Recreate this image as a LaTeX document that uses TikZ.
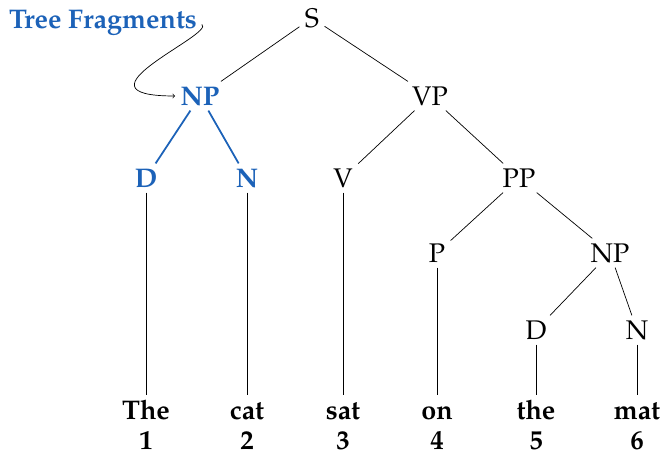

+ + + + + + +

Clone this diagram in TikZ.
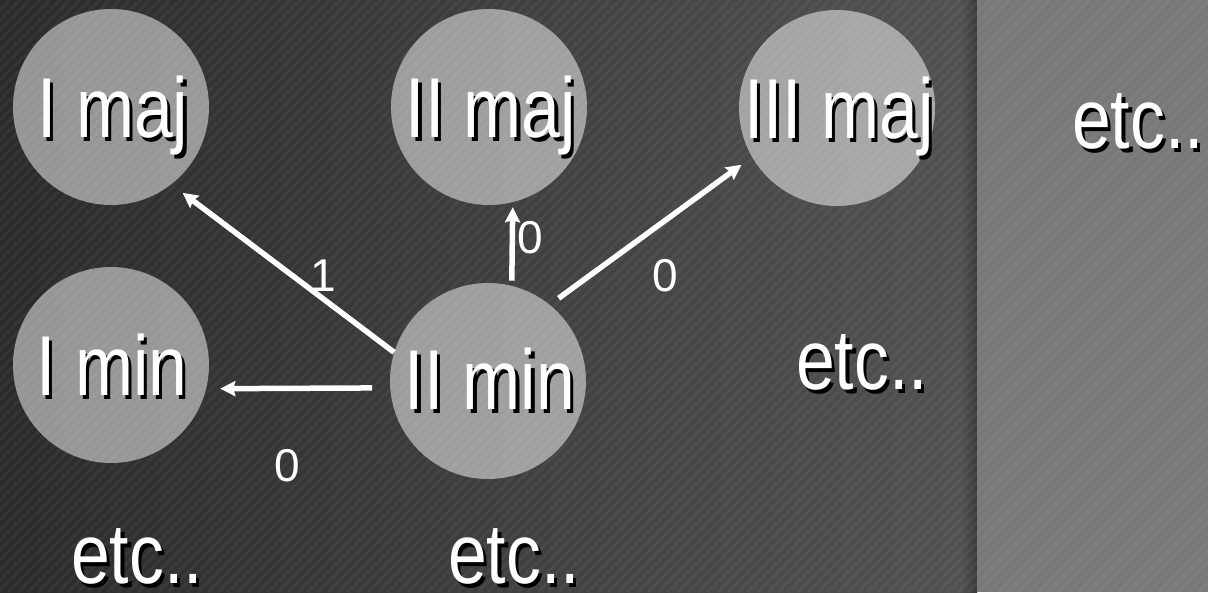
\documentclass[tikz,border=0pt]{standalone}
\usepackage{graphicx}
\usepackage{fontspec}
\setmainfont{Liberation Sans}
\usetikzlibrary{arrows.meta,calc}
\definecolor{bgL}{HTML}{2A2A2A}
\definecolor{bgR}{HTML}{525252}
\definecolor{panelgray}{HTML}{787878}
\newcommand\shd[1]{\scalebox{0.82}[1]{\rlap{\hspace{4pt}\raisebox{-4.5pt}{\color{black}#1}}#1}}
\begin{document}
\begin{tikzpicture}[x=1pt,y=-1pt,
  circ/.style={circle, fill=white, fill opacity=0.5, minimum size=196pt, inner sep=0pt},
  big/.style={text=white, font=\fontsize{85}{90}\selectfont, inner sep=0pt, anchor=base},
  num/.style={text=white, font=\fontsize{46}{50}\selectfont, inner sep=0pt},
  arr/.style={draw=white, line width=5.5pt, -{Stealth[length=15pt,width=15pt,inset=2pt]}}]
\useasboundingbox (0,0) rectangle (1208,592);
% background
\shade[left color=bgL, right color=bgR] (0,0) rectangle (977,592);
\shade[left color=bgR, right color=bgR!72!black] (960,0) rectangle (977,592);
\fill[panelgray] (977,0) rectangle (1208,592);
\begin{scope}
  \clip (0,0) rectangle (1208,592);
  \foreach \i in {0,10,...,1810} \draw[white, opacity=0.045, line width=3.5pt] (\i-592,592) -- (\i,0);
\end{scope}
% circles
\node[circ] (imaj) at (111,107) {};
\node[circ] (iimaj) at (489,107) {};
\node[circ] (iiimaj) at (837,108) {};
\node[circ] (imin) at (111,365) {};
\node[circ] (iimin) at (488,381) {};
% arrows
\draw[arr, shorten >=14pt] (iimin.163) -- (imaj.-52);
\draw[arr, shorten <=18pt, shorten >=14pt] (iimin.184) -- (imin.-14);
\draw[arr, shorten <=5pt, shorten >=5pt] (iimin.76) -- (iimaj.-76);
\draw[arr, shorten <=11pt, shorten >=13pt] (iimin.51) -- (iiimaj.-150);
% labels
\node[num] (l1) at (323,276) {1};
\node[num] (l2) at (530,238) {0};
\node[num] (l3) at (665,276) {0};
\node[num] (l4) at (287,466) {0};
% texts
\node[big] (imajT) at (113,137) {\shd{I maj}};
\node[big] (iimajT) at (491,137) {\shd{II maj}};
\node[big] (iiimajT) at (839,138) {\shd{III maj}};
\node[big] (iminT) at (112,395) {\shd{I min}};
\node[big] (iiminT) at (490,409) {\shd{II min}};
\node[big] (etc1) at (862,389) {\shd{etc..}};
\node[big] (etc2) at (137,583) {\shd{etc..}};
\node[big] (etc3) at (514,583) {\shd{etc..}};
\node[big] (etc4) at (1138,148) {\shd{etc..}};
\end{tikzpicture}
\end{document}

+ + + + + + +

◆ **Aim of the task**:
From the listing above, collect each line in which the string "this" appears.

◆ **Task solution**:
Recreate this image as a LaTeX document that uses TikZ.
Clone this diagram in TikZ.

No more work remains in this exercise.